Green Horizons Newsletter - AgEBB

Green Horizons

Volume 12, Number 4
Fall 2008

Forest from the Trees:
Timber Stand Improvement

Dave Murphy
Conservation Federation of Missouri

In October 2007, our farm became certified in the Missouri Tree Farm program. This year, in Missouri Wildlife, we will run a series of articles recounting why and how this came about. Others have suggested several times that details of this living history may prove useful to some folks and interesting to many more. This is the third installment of the series.

We had settled upon the objective of a productive, healthy and sustainable forest and developed a detailed management plan for each of the 23 stands in our forest based upon carefully gathered inventory data and the advice of skilled professional foresters. With our forest boundaries secured and cattle excluded, we were ready to bring the plan to life.

Growth of the most desirable trees in all our stands was stifled by overcrowding. Foresters usually refer to this dilemma as overstocking. Some of our stands were overstocked with so many trees of the same species that growth was stunted, sort of like an under-fished pond full of too many sunfish. Other stands had many of the really desirable trees for forest wildlife and timber production either crowded or shaded by invasive trees like tree-of-heaven or invasive plants like multiflora rose. Several of our stands, thanks to a long history of grazing, were overstocked with honeylocust, Osage-orange, prickly-ash and other species the cattle would not eat.

Our first action to meet these and other challenges to our productive, healthy and sustainable forest was a blanket program of timber stand improvement (TSI). For us, TSI meant whatever alterations were required to move the composition of the stand toward our objective. The small trees we wanted to eliminate, less than 3-4 inches in diameter, we usually cut down. The larger trees we wanted eliminated were girdled, by cutting a ring all the way around the trunk which penetrated clear through the bark and about a half-inch into the wood.

Because this process can be labor intensive and because we wanted to treat each tree targeted for elimination only once, we applied herbicide to each stump and to each girdled tree trunk. If we were so fortunate as to have a tree targeted for elimination which might have marketable value, and there were several such trees, they were marked for sale and left standing for the time being.

For us, there just was not enough time available to accomplish 240 acres of TSI ourselves.

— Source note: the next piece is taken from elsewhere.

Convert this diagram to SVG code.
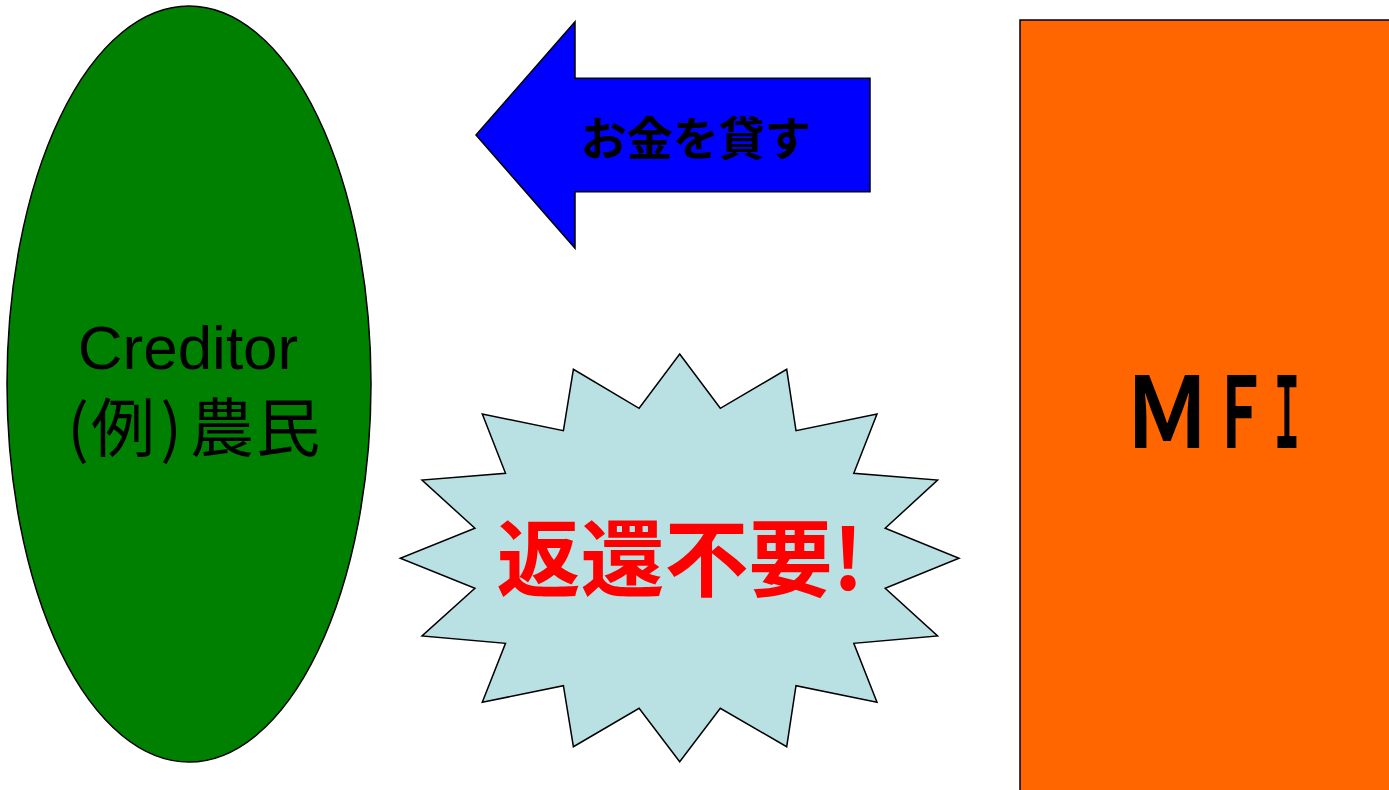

We chose to hire it done by some excellent young foresters willing to operate chainsaws safely and very effectively and capable of instantly and accurately identifying individual tree species. Our consulting foresters were well schooled in forest management and perfectly capable of making decisions which balanced economic and silvicultural considerations in implementing our plan. They very rapidly delivered exactly what we had in mind. The results of their services have exceeded our expectations in many, many ways.

From a purely economic perspective, TSI cost an average of $75 per acre for our forest inclusive of all costs for labor and herbicide. Some stands took more time, some took less. Our inventory before TSI suggested that our forest was producing wood at about $40 - $50 per acre per year.The growth rate after TSI to reduce overstocking may be as high as $140 or more per acre per year for some stands. TSI was implemented on our stands with a plan for re-entry every 10 years. So we invested $75 per acre one time and can expect to recover that investment many times over when the stand is harvested.

It is my sincere belief that anyone owning any acreage of timber and desiring it to be a productive, healthy and sustainable forest should immediately apply prescribed timber stand improvement. The good news is this makes good economic sense in the long run. The great news is there are several sources of cost share dollars available to help landowners implement TSI. From a purely economic perspective, then, there was absolutely no reason at all for us to put off doing TSI. We needed it right away. If we could afford it, I believe anyone could.

Immediate benefits of TSI? Sunlight, water and nutrients formerly taken in by the eliminated trees are now freed up for all those we left standing. They are growing rapidly. They are producing more food and cover for wildlife. It seems to me that we have even more deer and wild turkeys than we had before TSI and they all are in excellent condition. The floor of our forest has many new oak seedlings, something we have been short of for a very long time.